Containing financial market impacts:

  • The market hates uncertainty: We need consistent policy communication that provides clear direction on a credible plan.
  • Actions speak louder than words: Thus far, global central banks have delivered on this point with a renewed “whatever it takes” mantra; however, the issues at play will not effectively be managed through lower interest rates only. Fiscal and monetary authorities need to coordinate.
  • The market requires liquidity: Central banks must maintain and reinforce adequate liquidity in short-term funding markets. So far, the Fed has stepped in to provide needed short-term liquidity in the overnight funding market.

For Investors:

It is all about confidence. Much of the damage done thus far in the global risk asset markets has been a function of sentiment: Investors don’t know the impact of the virus on growth, or how long the damage will last, particularly in the absence of consistent and meaningful policy response. Amid this uncertainty, confidence has waned dramatically. Regaining confidence is key.

Phase Two: Treatment and Recovery

An ounce of prevention and a pound of cure: Multiple biotechnology and pharmaceutical companies around the world are currently working on vaccines and possible immunotherapy treatments for COVID-19. Although clinical trials are months away, there remains the possibility that we could see viable treatments within 12-18 months.
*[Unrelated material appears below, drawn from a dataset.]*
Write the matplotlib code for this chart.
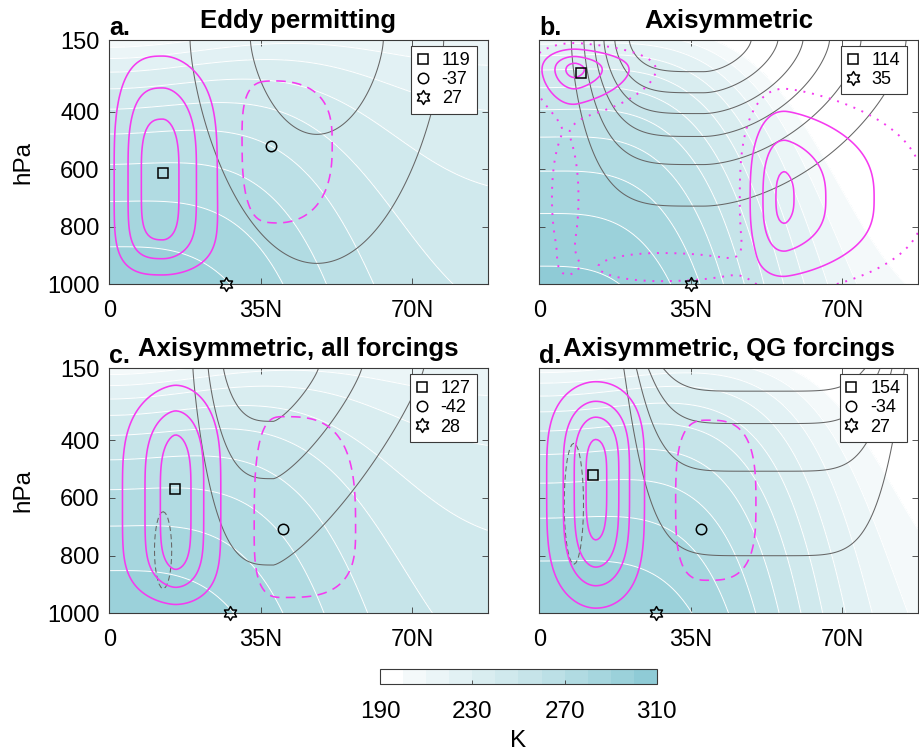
import numpy as np
import matplotlib
matplotlib.use('Agg')
import matplotlib.pyplot as plt
from matplotlib.path import Path

plt.rcParams['font.family'] = ['Liberation Sans', 'DejaVu Sans']

# ---------------- data ----------------
panel_letters = ['a.', 'b.', 'c.', 'd.']
panel_titles = ['Eddy permitting', 'Axisymmetric',
                'Axisymmetric, all forcings', 'Axisymmetric, QG forcings']
lat_ticks = [0, 35, 70]
lat_ticklabels = ['0', '35N', '70N']
p_ticks = [150, 400, 600, 800, 1000]
temp_levels = list(range(190, 311, 10))
cbar_ticks = [190, 230, 270, 310]
lat_max = 87.5

# extremum markers
max_lat = [12.4, 9.6, 15.3, 12.5]
max_p = [614, 266, 568, 519]
max_val = [119, 114, 127, 154]
min_lat = [37.3, None, 40.2, 37.5]
min_p = [518, None, 709, 709]
min_val = [-37, None, -42, -34]
star_lat = [27, 35, 28, 27]

# temperature structure: T_sfc eq, T_sfc pole, width, shape, lapse eq, lapse pole, width, shape
temp_a = [297, 247, 55, 2.8, 50, 19, 45, 2.0]
temp_b = [303, 195, 59, 3.1, 46, 37, 35, 2.0]
temp_c = [298, 245, 55, 2.8, 50, 18, 45, 2.0]
temp_d = [300, 200, 67.2, 3.5, 50, 22, 50, 2.0]

# circulation cells: lat, hPa, half-widths (left, right, top, bottom), shapes (l, r, t, b), peak
psi_a = [[12.4, 614, 9.2, 9.5, 337, 318, 2.86, 1.86, 3.02, 5.5, 119],
         [37.3, 518, 8.7, 17.3, 266, 328, 3, 2.5, 3, 2.5, -37]]
psi_b = [[8.3, 255, 5.8, 8.5, 57.5, 83, 2, 1.45, 2.33, 1.7, 114],
         [56.8, 700, 6.4, 14, 247, 222, 2.3, 1.35, 2.6, 2.77, 108],
         [28, 940, 16, 22, 55, 55, 2, 2, 2, 2, 11],
         [6, 700, 4, 4, 280, 280, 2, 2, 2, 2, 9]]
psi_c = [[15.3, 590, 8.4, 7.6, 318, 338, 1.63, 1.91, 3.4, 5.3, 127],
         [40.2, 709, 7.5, 18.5, 432, 261, 3, 3, 3, 3, -42]]
psi_d = [[13, 540, 7.7, 8.1, 280, 370, 1.87, 2.07, 3.5, 4, 154],
         [39, 620, 9.4, 13.7, 358, 328, 3, 3, 3, 3, -34]]
psi_levels = [-20, 20, 60, 100, 140]
psi_dotted = [[], [5], [], []]

# zonal wind structures (same layout as cells)
u_a = [[48, 150, 30, 30, 801, 801, 2, 2, 1.5, 1.5, 26]]
u_b = [[38, 150, 26.3, 32, 374, 374, 4.4, 1.75, 1.53, 1.53, 70]]
u_c = [[38, 150, 16.9, 27, 520, 520, 3.3, 1.3, 1.2, 1.2, 40],
       [12.5, 780, 3, 3, 200, 200, 2, 2, 2, 2, -16]]
u_d = [[52, 150, 30, 30, 392, 392, 6, 6, 0.94, 0.94, 50],
       [8, 620, 3.5, 3.5, 330, 330, 2, 2, 2, 2, -15]]
u_levels = [[10, 20], [10, 20, 30, 40, 50, 60], [-10, 10, 20, 30], [-10, 10, 20, 30, 40]]

temps = [temp_a, temp_b, temp_c, temp_d]
psis = [psi_a, psi_b, psi_c, psi_d]
us = [u_a, u_b, u_c, u_d]

# ---------------- styles ----------------
band_colors = ['#FFFFFF', '#F4F9FA', '#EBF5F7', '#E2F1F4', '#D9EDF0', '#D0E9ED',
               '#C6E4E9', '#BCE0E6', '#B1DBE2', '#A6D6DE', '#9BD1DA', '#8FCBD6']
magenta = '#F53AF0'
grayc = '#666666'
spine_c = '#3A3A3A'
TICK_FS = 17
TITLE_FS = 18.5

hexagram = Path.unit_regular_star(6, 0.5774)


def blob_field(LAT, P, prm):
    xc, pc, sxl, sxr, spt, spb, qxl, qxr, qpt, qpb, amp = prm
    dx = LAT - xc
    dp = P - pc
    sx = np.where(dx < 0, sxl, sxr)
    qx = np.where(dx < 0, qxl, qxr)
    sp = np.where(dp < 0, spt, spb)
    qp = np.where(dp < 0, qpt, qpb)
    return amp * np.exp(-(np.abs(dx) / sx) ** qx - (np.abs(dp) / sp) ** qp)


def temp_field(LAT, P, prm):
    Te, Tp, w, n, Ge, Gp, wg, ng = prm
    Ts = Tp + (Te - Tp) * np.exp(-(LAT / w) ** n)
    G = Gp + (Ge - Gp) * np.exp(-(LAT / wg) ** ng)
    return Ts - G * np.log(1000.0 / P)


lat = np.linspace(0, lat_max, 176)
pres = np.linspace(150, 1000, 171)
LAT, P = np.meshgrid(lat, pres)

fig = plt.figure(figsize=(9.19, 7.52), dpi=100)
rects = [[0.1189, 0.6219, 0.4118, 0.3249],
         [0.5868, 0.6219, 0.4118, 0.3249],
         [0.1189, 0.1845, 0.4118, 0.3258],
         [0.5868, 0.1845, 0.4118, 0.3258]]

cf_ref = None
for i in range(4):
    ax = fig.add_axes(rects[i])
    T = np.clip(temp_field(LAT, P, temps[i]), 190.01, 309.99)
    cf = ax.contourf(LAT, P, T, levels=temp_levels, colors=band_colors)
    if cf_ref is None:
        cf_ref = cf
    ax.contour(LAT, P, T, levels=temp_levels[1:], colors='white', linewidths=0.7)

    U = sum(blob_field(LAT, P, b) for b in us[i])
    ax.contour(LAT, P, U, levels=u_levels[i], colors=grayc, linewidths=0.75,
               linestyles=[(0, (5, 3)) if l < 0 else '-' for l in u_levels[i]])

    PSI = sum(blob_field(LAT, P, b) for b in psis[i])
    ax.contour(LAT, P, PSI, levels=[l for l in psi_levels if l > 0], colors=magenta,
               linewidths=1.15)
    ax.contour(LAT, P, PSI, levels=[l for l in psi_levels if l < 0], colors=magenta,
               linewidths=1.15, linestyles=[(0, (6, 4))])
    if psi_dotted[i]:
        ax.contour(LAT, P, PSI, levels=psi_dotted[i], colors=magenta,
                   linewidths=1.4, linestyles=[(0, (1, 3.5))])

    handles, labels = [], []
    h = ax.plot([max_lat[i]], [max_p[i]], linestyle='none', marker='s', ms=6.5,
                mfc='none', mec='black', mew=1.1, zorder=5)[0]
    handles.append(h); labels.append(str(max_val[i]))
    if min_lat[i] is not None:
        h = ax.plot([min_lat[i]], [min_p[i]], linestyle='none', marker='o', ms=7.5,
                    mfc='none', mec='black', mew=1.1, zorder=5)[0]
        handles.append(h); labels.append(str(min_val[i]))
    h = ax.plot([star_lat[i]], [1000], linestyle='none', marker=hexagram, ms=10,
                mfc='none', mec='black', mew=1.1, zorder=6, clip_on=False)[0]
    handles.append(h); labels.append(str(star_lat[i]))

    leg = ax.legend(handles, labels, loc='upper right', bbox_to_anchor=(0.971, 0.977),
                    borderaxespad=0, fontsize=13, fancybox=False, framealpha=1,
                    edgecolor=spine_c, handlelength=0.6, handletextpad=0.75,
                    labelspacing=0.12, borderpad=0.35)
    leg.get_frame().set_linewidth(0.8)

    ax.set_xlim(0, lat_max)
    ax.set_ylim(1000, 150)
    ax.set_xticks(lat_ticks)
    ax.set_xticklabels(lat_ticklabels)
    ax.set_yticks(p_ticks)
    ax.tick_params(direction='in', top=True, right=True, length=4, width=0.6,
                   colors=spine_c, labelcolor='black', labelsize=TICK_FS)
    ax.tick_params(axis='x', pad=11)
    ax.tick_params(axis='y', pad=7)
    if i % 2 == 0:
        ax.set_ylabel('hPa', fontsize=TICK_FS + 0.5, labelpad=9)
    else:
        ax.set_yticklabels([])
    for s in ax.spines.values():
        s.set_color(spine_c)
        s.set_linewidth(0.8)

    ax.text(0.0, 1.02, panel_letters[i], transform=ax.transAxes, ha='left',
            va='baseline', fontsize=18, fontweight='bold')
    ax.text(0.5, 1.049, panel_titles[i], transform=ax.transAxes, ha='center',
            va='baseline', fontsize=TITLE_FS, fontweight='bold')

cax = fig.add_axes([0.4138, 0.0900, 0.3008, 0.0203])
cb = fig.colorbar(cf_ref, cax=cax, orientation='horizontal', ticks=cbar_ticks)
cb.outline.set_edgecolor(spine_c)
cb.outline.set_linewidth(0.8)
cax.tick_params(direction='in', length=3, width=0.6, colors=spine_c,
                labelcolor='black', labelsize=17.5, pad=12)
cb.set_label('K', fontsize=17.5, labelpad=5)

fig.savefig('out.png', dpi=100)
Economic resilience: We have often noted that monetary policy is an inadequate (but necessary) tool to use against a supply shock; however, we do know that easier financial conditions can provide needed energy to economic recoveries during the post-crisis phase. With a substantially lower cost of funding (for example, think mortgages), the eventual recovery may start on a stronger footing. It is also worth noting that the recent substantial decline in global oil prices will provide additional stimulus to overall consumer spending post-crisis. This is highly dependent, however, on the magnitude and duration of the downturn. If policy makers can successfully “contain” the damage during the outbreak, the likelihood of a more robust recovery remains. The longer the downturn lasts, the greater risk to that outlook.

Financial markets will start to price in the recovery before we see it on the front pages of the paper: The market is forward-looking, and investors will begin to anticipate resumed earnings growth and regain confidence lost during the crisis period. Investors in equities are buying long-term earnings streams, not just those of 2020 or even 2021. The sooner the market accepts the Coronavirus breakout as a transitory event with measurable but contained impact, the sooner the market can move past the crisis phase. Again, timing is key; the longer the crisis period lasts, the higher probability that the damage will also last longer.

For Investors:

This phase may be several months, or more, away. Patience during the interim will be an investment virtue, as we expect market volatility to remain high. The level of uncertainty is expected to remain elevated as the range of potential outcomes is extremely broad at this stage. On the positive side, we know that the virus can be contained, with China serving as an example; however, containment requires swift and decisive action. Maintaining appropriate levels of Risk Control (cash and high quality fixed income) will continue to be important and can provide needed liquidity to satisfy required funding needs during this volatile period.